Simons averaged 17.3 points and 3.9 assists per game in 57 appearances last season, playing 29.5 minutes per. But in 30 games as a starter at 35.4 minutes per game, he averaged 23.4 points and 5.8 assists while shooting 45.6% from the floor and 42.3% from the arc. Those are All-Star-level numbers.
Simons’ prowess was such that the Blazers trading long-time backcourt star CJ McCollum mid-season occasioned a certain amount of eyebrow raising, but little angst. If the Lillard-McCollum backcourt wasn’t working, Portland had a ready-made understudy in the wings.
The team confirmed Simons’ talent, and their own commitment, by inking him for a four-year, $100 million contract extension this summer. For that unproven kid out of IMG, those numbers would have been insane. For what Simons projects to become—including his massive physical skills and hyper-accurate shooting touch—the deal may prove a bargain.
Perspective: The Lillard-McCollum Era comprised the last decade of Blazers Basketball, holding the franchise in a seemingly-unbreakable headlock. Few have thought about it, but if things go right, there’s a chance that two years from now, Portland will begin the Simons-Sharpe Era—pairing Anfernee with as-yet-untested lottery pick Shaedon Sharpe—in a duo with every bit as much potential to reign supreme as their predecessors.
We’re not there yet, however. And this is where the questions come in.
The buzz in Media Day, 2022 and training camp has centered around Lillard’s return from abdominal injury and the open question of whether he can lead a team into contention. The first part of Portland’s 2022-23 campaign will be spent re-establishing their superstar and team leader. If Lillard doesn’t look right, nothing is going to work.
The Blazers also have a newly-acquired and/or re-signed frontcourt pairing of Grant and Jusuf Nurkic, one of whom was a first option on his old team, the other of whom has been flirting with a promotion for a long time.
Now Simons steps into this dynamically-changing starting lineup, clearly not in a place to usurp the throne—unless Lillard is benevolent and grants it—but not able to step back without losing the things that got him there. If asked to pick pregame warm-up music, Ant could be forgiven for bringing out Stealer’s Wheel, except there’s nobody he’s stuck in the middle with in quite the same way.
One, gold-standard quality could resolve the conundrum for Simons instantly. If he can defend well, Portland’s starting lineup solidifies. Lillard has never been known for his prowess on that end, but surrounded by four capable defenders, Dame has done well enough. One additional hole in the defense has been enough to scuttle the whole thing, no matter who else manned the other three positions.
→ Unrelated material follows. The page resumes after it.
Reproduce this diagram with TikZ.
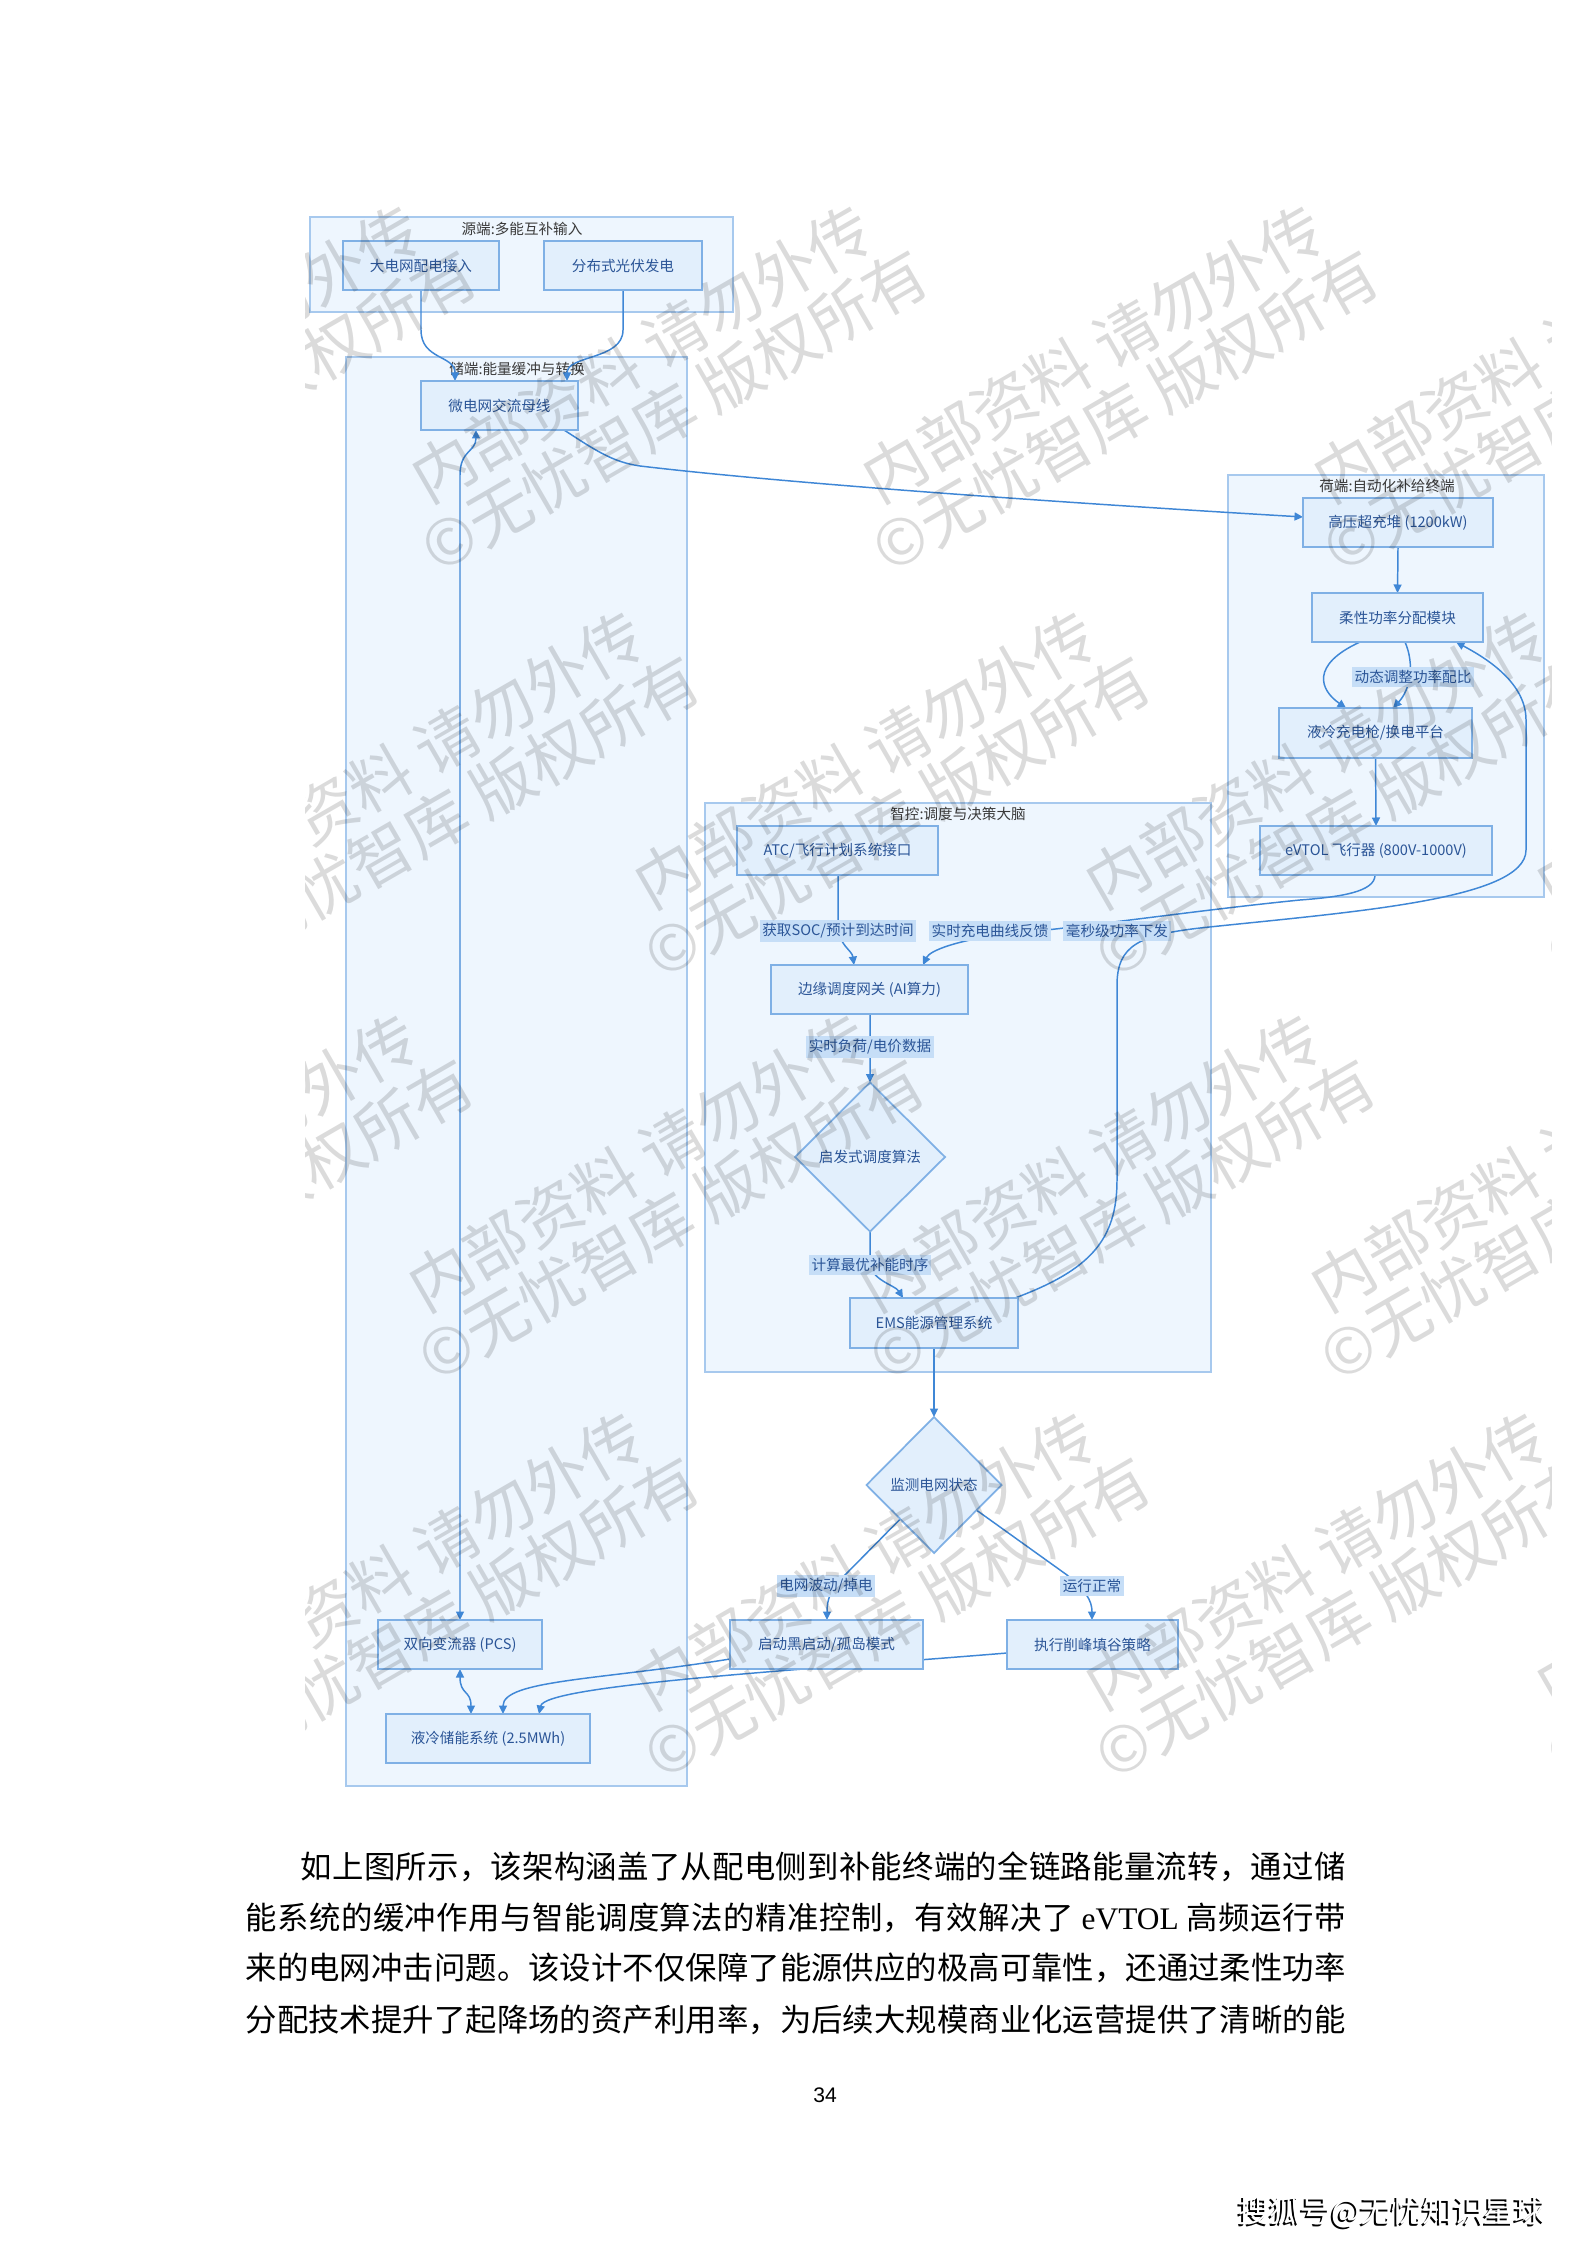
\documentclass[tikz,border=0pt]{standalone}
\usepackage{fontspec}
\setmainfont{Noto Sans CJK SC}
\newfontfamily\lser{Liberation Serif}
\newfontfamily\lsans{Liberation Sans}
\usetikzlibrary{shapes.geometric,arrows.meta,calc}
\definecolor{clF}{HTML}{EEF6FE}
\definecolor{clB}{HTML}{A7C9EE}
\definecolor{ndF}{HTML}{E2EFFC}
\definecolor{ndB}{HTML}{7FB0E5}
\definecolor{ndT}{HTML}{2B5597}
\definecolor{ttT}{HTML}{3A3A3A}
\definecolor{edC}{HTML}{3F87D6}
\definecolor{lbF}{HTML}{C6DEF7}
\newcommand\dgfont{\fontsize{4.15pt}{5pt}\selectfont}
\newcommand\mywmfont{\fontsize{18pt}{18.8pt}\selectfont}
\newcommand\myparafont{\fontsize{8.93pt}{10pt}\selectfont}
\newcount\cjkcnt
\cjkcnt="4E00
\loop
  \XeTeXcharclass\cjkcnt=1
  \advance\cjkcnt by 1
\ifnum\cjkcnt<"A000
\repeat
\XeTeXcharclass"FF0C=1
\XeTeXcharclass"3002=1
\XeTeXinterchartoks 1 1 = {\hskip 0pt plus 2pt minus 0.3pt\relax}
\tikzset{
  clus/.style={draw=clB, fill=clF, line width=0.6pt, inner sep=0pt, outer sep=0pt},
  box/.style={draw=ndB, fill=ndF, line width=0.5pt, inner sep=0pt, outer sep=0pt, text=ndT, font=\dgfont, minimum height=4.9mm},
  dia/.style={diamond, draw=ndB, fill=ndF, line width=0.5pt, inner sep=0pt, outer sep=0pt, text=ndT, font=\dgfont},
  ttl/.style={text=ttT, font=\dgfont, inner sep=0pt},
  lbl/.style={fill=lbF, text=ndT, font=\dgfont, inner xsep=0.25mm, inner ysep=0.35mm},
  edge/.style={draw=edC, line width=0.42pt, -{Triangle[length=0.85mm,width=0.8mm]}},
  edgeb/.style={draw=edC, line width=0.42pt, {Triangle[length=0.85mm,width=0.8mm]}-{Triangle[length=0.85mm,width=0.8mm]}},
  wm/.style={rotate=30, align=center, text=black, text opacity=0.14, font=\mywmfont, inner sep=0pt},
  para/.style={anchor=west, inner sep=0pt, font=\myparafont, text=black},
}
\begin{document}
\begin{tikzpicture}[x=0.1mm,y=-0.1mm]
\fill[white] (0,0) rectangle (1587,2245);
\useasboundingbox (0,0) rectangle (1587,2245);

% clusters
\node[clus, minimum width=42.3mm, minimum height=9.5mm] (cS) at (521.5,264.5) {};
\node[clus, minimum width=34.1mm, minimum height=142.9mm] (cE) at (516.5,1071.5) {};
\node[clus, minimum width=31.6mm, minimum height=42.2mm] (cL) at (1386,686) {};
\node[clus, minimum width=50.6mm, minimum height=56.9mm] (cC) at (958,1087.5) {};
\node[ttl] (tS) at (522,229) {源端:多能互补输入};
\node[ttl] (tE) at (517,369) {储端:能量缓冲与转换};
\node[ttl] (tL) at (1387,486) {荷端:自动化补给终端};
\node[ttl] (tC) at (958,814) {智控:调度与决策大脑};

% node placeholders (coordinates for edges need nodes first)
\path (421,265.5) node[box, minimum width=15.6mm, draw=none, fill=none] (n1) {}
      (623,265.5) node[box, minimum width=15.8mm, draw=none, fill=none] (n2) {}
      (499.5,405.5) node[box, minimum width=15.7mm, draw=none, fill=none] (n3) {}
      (460,1644.5) node[box, minimum width=16.4mm, draw=none, fill=none] (n4) {}
      (488,1738.5) node[box, minimum width=20.4mm, draw=none, fill=none] (n5) {}
      (1398,522.5) node[box, minimum width=19mm, draw=none, fill=none] (n6) {}
      (1397.5,617.5) node[box, minimum width=17.1mm, draw=none, fill=none] (n7) {}
      (1375.5,733) node[box, minimum width=19.3mm, minimum height=5mm, draw=none, fill=none] (n8) {}
      (1376,850.5) node[box, minimum width=23.2mm, draw=none, fill=none] (n9) {}
      (837.5,850.5) node[box, minimum width=20.1mm, draw=none, fill=none] (n10) {}
      (869.5,989.5) node[box, minimum width=19.7mm, draw=none, fill=none] (n11) {}
      (870,1157) node[dia, minimum width=15mm, minimum height=14.9mm, draw=none, fill=none] (n12) {}
      (934,1323) node[box, minimum width=16.8mm, minimum height=5mm, draw=none, fill=none] (n13) {}
      (934,1485) node[dia, minimum width=13.5mm, minimum height=13.6mm, draw=none, fill=none] (n14) {}
      (826.5,1644.5) node[box, minimum width=19.3mm, draw=none, fill=none] (n15) {}
      (1092.5,1644.5) node[box, minimum width=17.1mm, draw=none, fill=none] (n16) {};

% edges
\draw[edge] (n1.south) -- (421,330) .. controls (421,360) and (455,355) .. ($(n3.north)+(-44.5,0)$);
\draw[edge] (n2.south) -- (623,330) .. controls (623,360) and (567,355) .. ($(n3.north)+(67.5,0)$);
\draw[edge] ($(n3.south)+(64.5,0)$) .. controls (595,450) and (612,462) .. (640,466) .. controls (800,485) and (1100,505) .. ($(n6.west)+(0,-5.5)$);
\draw[edgeb] (n4.north) -- (460,475) .. controls (460,450) and (476,452) .. ($(n3.south)+(-23.5,0)$);
\draw[edgeb] (n4.south) .. controls (460,1695) and (471,1690) .. ($(n5.north)+(-17,0)$);
\draw[edge] ($(n15.west)+(0,14.5)$) .. controls (600,1680) and (503,1680) .. ($(n5.north)+(15,0)$);
\draw[edge] ($(n16.west)+(0,8.5)$) .. controls (800,1670) and (545,1685) .. ($(n5.north)+(51,0)$);
\draw[edge] (n6.south) -- (n7.north);
\draw[edge] ($(n7.south)+(-37.5,0)$) .. controls (1310,665) and (1320,690) .. ($(n8.north)+(-29.5,0)$);
\draw[edge] ($(n7.south)+(7.5,0)$) .. controls (1415,665) and (1410,690) .. ($(n8.north)+(17.5,0)$);
\draw[edge] (n8.south) -- (n9.north);
\draw[edge] ($(n9.south)+(-1,0)$) .. controls (1375,892) and (1340,897) .. (1300,900) .. controls (1200,910) and (1100,925) .. (1000,935) .. controls (960,940) and (930,950) .. ($(n11.north)+(53.5,0)$);
\draw[edge] ($(n13.north east)+(-3,0)$) .. controls (1090,1270) and (1117,1240) .. (1117,1180) -- (1117,985) .. controls (1117,945) and (1140,935) .. (1200,928) .. controls (1350,912) and (1526,900) .. (1526,850) -- (1526,720) .. controls (1526,680) and (1480,655) .. ($(n7.south)+(58.5,0)$);
\draw[edge] ($(n10.south)+(0.5,0)$) -- (838,925) .. controls (838,945) and (852,950) .. ($(n11.north)+(-15.5,0)$);
\draw[edge] ($(n11.south)+(0.5,0)$) -- (n12.north);
\draw[edge] (n12.south) -- (870,1262) .. controls (870,1280) and (895,1285) .. ($(n13.north)+(-31,0)$);
\draw[edge] (n13.south) -- (n14.north);
\draw[edge] ($(n14.west)!0.5!(n14.south)$) -- (843,1577) .. controls (830,1590) and (827,1600) .. ($(n15.north)+(0.5,0)$);
\draw[edge] ($(n14.east)!0.37!(n14.south)$) -- (1067,1575) .. controls (1085,1590) and (1092,1600) .. ($(n16.north)+(-0.5,0)$);

% visible nodes
\node[box, minimum width=15.6mm] (m1) at (n1) {大电网配电接入};
\node[box, minimum width=15.8mm] (m2) at (n2) {分布式光伏发电};
\node[box, minimum width=15.7mm] (m3) at (n3) {微电网交流母线};
\node[box, minimum width=16.4mm] (m4) at (n4) {双向变流器 (PCS)};
\node[box, minimum width=20.4mm] (m5) at (n5) {液冷储能系统 (2.5MWh)};
\node[box, minimum width=19mm] (m6) at (n6) {高压超充堆 (1200kW)};
\node[box, minimum width=17.1mm] (m7) at (n7) {柔性功率分配模块};
\node[box, minimum width=19.3mm, minimum height=5mm] (m8) at (n8) {液冷充电枪/换电平台};
\node[box, minimum width=23.2mm] (m9) at (n9) {eVTOL 飞行器 (800V-1000V)};
\node[box, minimum width=20.1mm] (m10) at (n10) {ATC/飞行计划系统接口};
\node[box, minimum width=19.7mm] (m11) at (n11) {边缘调度网关 (AI算力)};
\node[dia, minimum width=15mm, minimum height=14.9mm] (m12) at (n12) {启发式调度算法};
\node[box, minimum width=16.8mm, minimum height=5mm] (m13) at (n13) {EMS能源管理系统};
\node[dia, minimum width=13.5mm, minimum height=13.6mm] (m14) at (n14) {监测电网状态};
\node[box, minimum width=19.3mm] (m15) at (n15) {启动黑启动/孤岛模式};
\node[box, minimum width=17.1mm] (m16) at (n16) {执行削峰填谷策略};

% edge labels
\node[lbl] (l1) at (1413,677) {动态调整功率配比};
\node[lbl] (l2) at (838,931) {获取SOC/预计到达时间};
\node[lbl] (l3) at (990,931) {实时充电曲线反馈};
\node[lbl] (l4) at (1117,931) {毫秒级功率下发};
\node[lbl] (l5) at (870,1047) {实时负荷/电价数据};
\node[lbl] (l6) at (870,1265) {计算最优补能时序};
\node[lbl] (l7) at (826,1586) {电网波动/掉电};
\node[lbl] (l8) at (1092,1586) {运行正常};

% watermark
\begin{scope}
\clip (305,205) rectangle (1551,1797);
\foreach \cx/\cy [count=\k] in {207/382,658/382,1109/382,1560/382,
  430/788,881/788,1332/788,1783/788,
  204/1191,655/1191,1106/1191,1557/1191,
  430/1589,881/1589,1332/1589,1783/1589}
  {\node[wm] (wm\k) at (\cx,\cy) {内部资料 请勿外传\\©无忧智库 版权所有};}
\end{scope}

% paragraph
\node[para] (p1) at (300,1867) {\hbox to 104.5mm{\XeTeXinterchartokenstate=1 如上图所示，该架构涵盖了从配电侧到补能终端的全链路能量流转，通过储}};
\node[para] (p2) at (245,1918) {\hbox to 110mm{\XeTeXinterchartokenstate=1 能系统的缓冲作用与智能调度算法的精准控制，有效解决了{\lser\ eVTOL\ }高频运行带}};
\node[para] (p3) at (245,1968) {\hbox to 110mm{\XeTeXinterchartokenstate=1 来的电网冲击问题。该设计不仅保障了能源供应的极高可靠性，还通过柔性功率}};
\node[para] (p4) at (245,2020) {\hbox to 110mm{\XeTeXinterchartokenstate=1 分配技术提升了起降场的资产利用率，为后续大规模商业化运营提供了清晰的能}};

\node[font=\lsans\fontsize{6pt}{7pt}\selectfont, inner sep=0pt] (pg) at (825,2095) {34};
\node[font=\fontsize{8.8pt}{10pt}\selectfont, text=black, inner sep=0pt] (sohuS) at (1390,2214) {搜狐号@无忧知识星球};
\node[font=\fontsize{8.8pt}{10pt}\selectfont, text=white, inner sep=0pt] (sohu) at (1392,2212) {搜狐号@无忧知识星球};
\end{tikzpicture}
\end{document}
If Simons is no better of a defender than McCollum was, his scoring will need to go into overdrive to make up for it and to justify his minutes (presuming winning, and not just scoring, is the standard). The problem is, McCollum averaged around 22 per game in his last three seasons in Portland. How much could Simons exceed that? And what happens to everybody else in the lineup if he tries?
If Simons improves Portland’s defense, though, his scoring becomes 1A to his defensive 1B. If he averages 17 or 19 instead of 23, the Blazers will still be ahead. Opportunities open up for teammates to be rewarded for their efforts instead of the Ant and Dame show trying to carry Portland to 125-point victories.
Normally we’d be asking whether Simons can keep up his scoring average and shooting rate given more responsibility. That’s the typical ask for young players moving into the starting lineup. Simons has shown enough skills and consistency that asking whether he can continue what he’s already demonstrated seems trite.
Defense will be the single biggest question facing Simons. Quietly, his ability in this department could be a major factor, determining whether this new experiment in Portland succeeds. If you want to know the story of Ant and the Blazers this year, ultimately, it’s going to be told at the opposite end of the floor from the one you’re used to.